* _TASK PROMPT_
For the copy, please give all of the data again exactly and leave the pictures out.

* _PROVIDED MATERIAL_
_ _ _
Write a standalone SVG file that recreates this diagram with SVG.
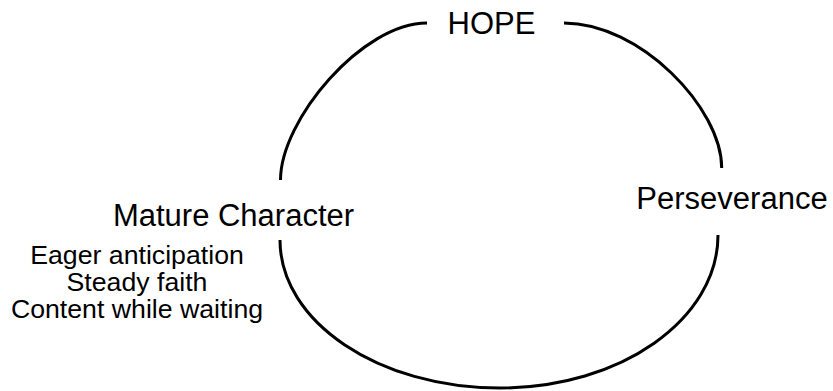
<svg xmlns="http://www.w3.org/2000/svg" width="833" height="391" viewBox="0 0 833 391">
<style>
.lbl{font-family:"Liberation Sans",Arial,sans-serif;fill:#000;text-anchor:middle}
.big{font-size:31px}
.small{font-size:26.7px}
.arc{fill:none;stroke:#000;stroke-width:3}
</style>
<rect width="833" height="391" fill="#fff"/>
<g id="connectors">
<path class="arc" d="M280.5,180 C280.5,120 362,23 427,23"/>
<path class="arc" d="M564,23 C640,23 721.7,108 721.7,168"/>
<path class="arc" d="M280,240 C280,321.7 378.5,388 500,388 C620.4,388 718,319.5 718,235"/>
</g>
<g id="hope"><text class="lbl big" x="491.5" y="34">HOPE</text></g>
<g id="perseverance"><text class="lbl big" x="732" y="209">Perseverance</text></g>
<g id="mature-character">
<text class="lbl big" x="233.5" y="226">Mature Character</text>
<text class="lbl small" x="137" y="264">Eager anticipation</text>
<text class="lbl small" x="137" y="291">Steady faith</text>
<text class="lbl small" x="137" y="318">Content while waiting</text>
</g>
</svg>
_ _ _
* _RESPONSE FOR THIS EXERCISE_
Write a standalone SVG file that recreates this diagram with SVG.
<svg xmlns="http://www.w3.org/2000/svg" width="833" height="391" viewBox="0 0 833 391">
<style>
.lbl{font-family:"Liberation Sans",Arial,sans-serif;fill:#000;text-anchor:middle}
.big{font-size:31px}
.small{font-size:26.7px}
.arc{fill:none;stroke:#000;stroke-width:3}
</style>
<rect width="833" height="391" fill="#fff"/>
<g id="connectors">
<path class="arc" d="M280.5,180 C280.5,120 362,23 427,23"/>
<path class="arc" d="M564,23 C640,23 721.7,108 721.7,168"/>
<path class="arc" d="M280,240 C280,321.7 378.5,388 500,388 C620.4,388 718,319.5 718,235"/>
</g>
<g id="hope"><text class="lbl big" x="491.5" y="34">HOPE</text></g>
<g id="perseverance"><text class="lbl big" x="732" y="209">Perseverance</text></g>
<g id="mature-character">
<text class="lbl big" x="233.5" y="226">Mature Character</text>
<text class="lbl small" x="137" y="264">Eager anticipation</text>
<text class="lbl small" x="137" y="291">Steady faith</text>
<text class="lbl small" x="137" y="318">Content while waiting</text>
</g>
</svg>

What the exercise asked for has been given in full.